Transcribe all of the material below word for word and leave out its pictures.

═══ Material ═══

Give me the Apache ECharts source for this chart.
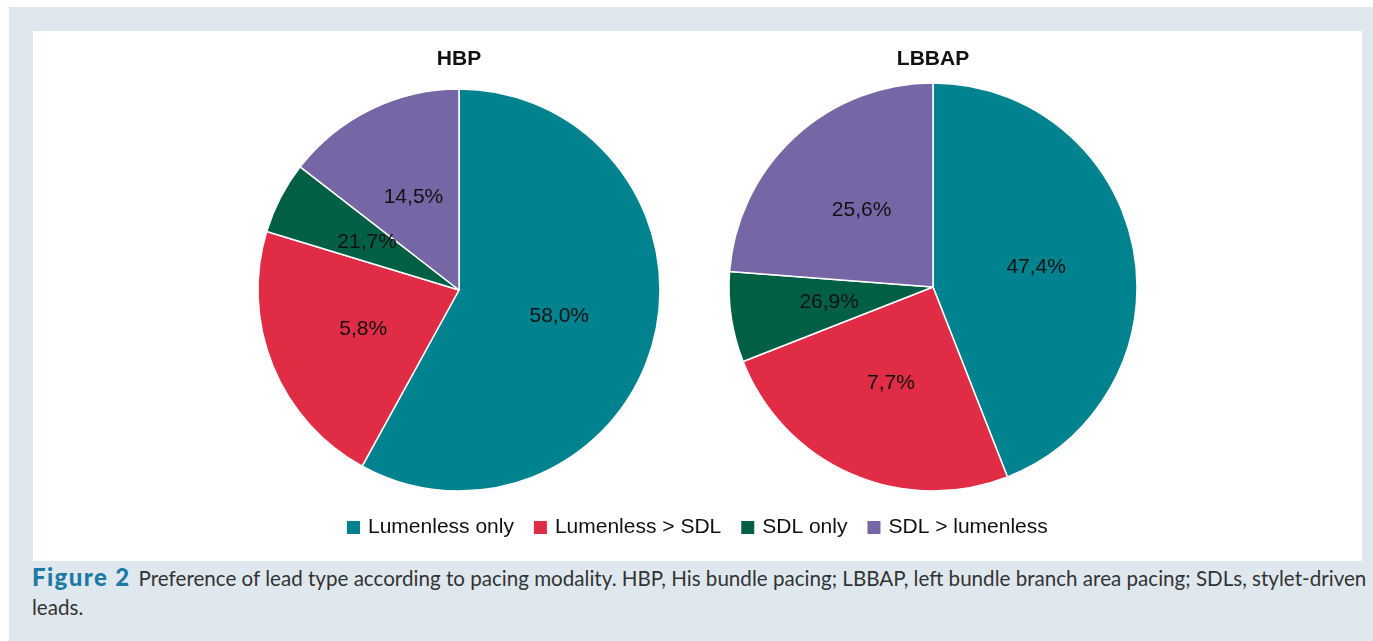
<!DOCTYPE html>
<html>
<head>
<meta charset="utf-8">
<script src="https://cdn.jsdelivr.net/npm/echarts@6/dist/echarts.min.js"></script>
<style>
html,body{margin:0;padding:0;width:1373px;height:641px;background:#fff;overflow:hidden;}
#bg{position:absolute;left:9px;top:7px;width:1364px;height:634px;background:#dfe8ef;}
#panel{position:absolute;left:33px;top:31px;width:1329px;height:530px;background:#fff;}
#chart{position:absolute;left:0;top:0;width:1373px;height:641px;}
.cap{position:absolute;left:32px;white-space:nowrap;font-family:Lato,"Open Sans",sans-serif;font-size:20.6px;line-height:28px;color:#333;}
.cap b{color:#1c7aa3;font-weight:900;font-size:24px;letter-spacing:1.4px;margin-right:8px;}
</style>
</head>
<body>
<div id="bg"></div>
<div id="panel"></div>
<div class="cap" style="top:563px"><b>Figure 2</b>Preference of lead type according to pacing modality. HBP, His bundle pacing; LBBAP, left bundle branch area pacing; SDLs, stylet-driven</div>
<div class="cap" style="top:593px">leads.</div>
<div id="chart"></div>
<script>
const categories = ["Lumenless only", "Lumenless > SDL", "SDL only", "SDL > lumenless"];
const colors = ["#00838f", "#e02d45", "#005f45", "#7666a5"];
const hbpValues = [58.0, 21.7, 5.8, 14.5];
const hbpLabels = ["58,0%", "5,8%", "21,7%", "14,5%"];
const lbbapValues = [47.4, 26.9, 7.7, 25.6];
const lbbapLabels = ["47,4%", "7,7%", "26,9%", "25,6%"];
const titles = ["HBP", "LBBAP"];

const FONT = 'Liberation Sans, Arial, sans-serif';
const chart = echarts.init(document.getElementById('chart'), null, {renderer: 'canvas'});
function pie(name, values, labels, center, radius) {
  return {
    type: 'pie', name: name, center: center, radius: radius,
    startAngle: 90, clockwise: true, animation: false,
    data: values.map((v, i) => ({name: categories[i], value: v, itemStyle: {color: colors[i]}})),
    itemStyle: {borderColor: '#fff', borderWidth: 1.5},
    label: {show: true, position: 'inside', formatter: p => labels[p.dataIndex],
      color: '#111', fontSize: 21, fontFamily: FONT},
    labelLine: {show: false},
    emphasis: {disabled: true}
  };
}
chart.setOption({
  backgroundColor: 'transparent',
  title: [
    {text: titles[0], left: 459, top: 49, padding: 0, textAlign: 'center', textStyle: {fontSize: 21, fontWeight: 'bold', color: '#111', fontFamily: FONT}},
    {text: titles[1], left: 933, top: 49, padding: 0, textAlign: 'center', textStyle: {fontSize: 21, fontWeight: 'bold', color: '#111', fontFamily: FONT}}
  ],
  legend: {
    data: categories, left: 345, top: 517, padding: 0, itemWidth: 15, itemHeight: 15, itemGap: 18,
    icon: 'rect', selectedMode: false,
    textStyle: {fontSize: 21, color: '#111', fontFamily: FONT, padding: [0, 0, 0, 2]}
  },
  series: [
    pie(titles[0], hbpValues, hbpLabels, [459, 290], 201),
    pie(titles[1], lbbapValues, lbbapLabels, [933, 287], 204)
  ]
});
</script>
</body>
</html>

═══

> Finished task:
Give me the Apache ECharts source for this chart.
<!DOCTYPE html>
<html>
<head>
<meta charset="utf-8">
<script src="https://cdn.jsdelivr.net/npm/echarts@6/dist/echarts.min.js"></script>
<style>
html,body{margin:0;padding:0;width:1373px;height:641px;background:#fff;overflow:hidden;}
#bg{position:absolute;left:9px;top:7px;width:1364px;height:634px;background:#dfe8ef;}
#panel{position:absolute;left:33px;top:31px;width:1329px;height:530px;background:#fff;}
#chart{position:absolute;left:0;top:0;width:1373px;height:641px;}
.cap{position:absolute;left:32px;white-space:nowrap;font-family:Lato,"Open Sans",sans-serif;font-size:20.6px;line-height:28px;color:#333;}
.cap b{color:#1c7aa3;font-weight:900;font-size:24px;letter-spacing:1.4px;margin-right:8px;}
</style>
</head>
<body>
<div id="bg"></div>
<div id="panel"></div>
<div class="cap" style="top:563px"><b>Figure 2</b>Preference of lead type according to pacing modality. HBP, His bundle pacing; LBBAP, left bundle branch area pacing; SDLs, stylet-driven</div>
<div class="cap" style="top:593px">leads.</div>
<div id="chart"></div>
<script>
const categories = ["Lumenless only", "Lumenless > SDL", "SDL only", "SDL > lumenless"];
const colors = ["#00838f", "#e02d45", "#005f45", "#7666a5"];
const hbpValues = [58.0, 21.7, 5.8, 14.5];
const hbpLabels = ["58,0%", "5,8%", "21,7%", "14,5%"];
const lbbapValues = [47.4, 26.9, 7.7, 25.6];
const lbbapLabels = ["47,4%", "7,7%", "26,9%", "25,6%"];
const titles = ["HBP", "LBBAP"];

const FONT = 'Liberation Sans, Arial, sans-serif';
const chart = echarts.init(document.getElementById('chart'), null, {renderer: 'canvas'});
function pie(name, values, labels, center, radius) {
  return {
    type: 'pie', name: name, center: center, radius: radius,
    startAngle: 90, clockwise: true, animation: false,
    data: values.map((v, i) => ({name: categories[i], value: v, itemStyle: {color: colors[i]}})),
    itemStyle: {borderColor: '#fff', borderWidth: 1.5},
    label: {show: true, position: 'inside', formatter: p => labels[p.dataIndex],
      color: '#111', fontSize: 21, fontFamily: FONT},
    labelLine: {show: false},
    emphasis: {disabled: true}
  };
}
chart.setOption({
  backgroundColor: 'transparent',
  title: [
    {text: titles[0], left: 459, top: 49, padding: 0, textAlign: 'center', textStyle: {fontSize: 21, fontWeight: 'bold', color: '#111', fontFamily: FONT}},
    {text: titles[1], left: 933, top: 49, padding: 0, textAlign: 'center', textStyle: {fontSize: 21, fontWeight: 'bold', color: '#111', fontFamily: FONT}}
  ],
  legend: {
    data: categories, left: 345, top: 517, padding: 0, itemWidth: 15, itemHeight: 15, itemGap: 18,
    icon: 'rect', selectedMode: false,
    textStyle: {fontSize: 21, color: '#111', fontFamily: FONT, padding: [0, 0, 0, 2]}
  },
  series: [
    pie(titles[0], hbpValues, hbpLabels, [459, 290], 201),
    pie(titles[1], lbbapValues, lbbapLabels, [933, 287], 204)
  ]
});
</script>
</body>
</html>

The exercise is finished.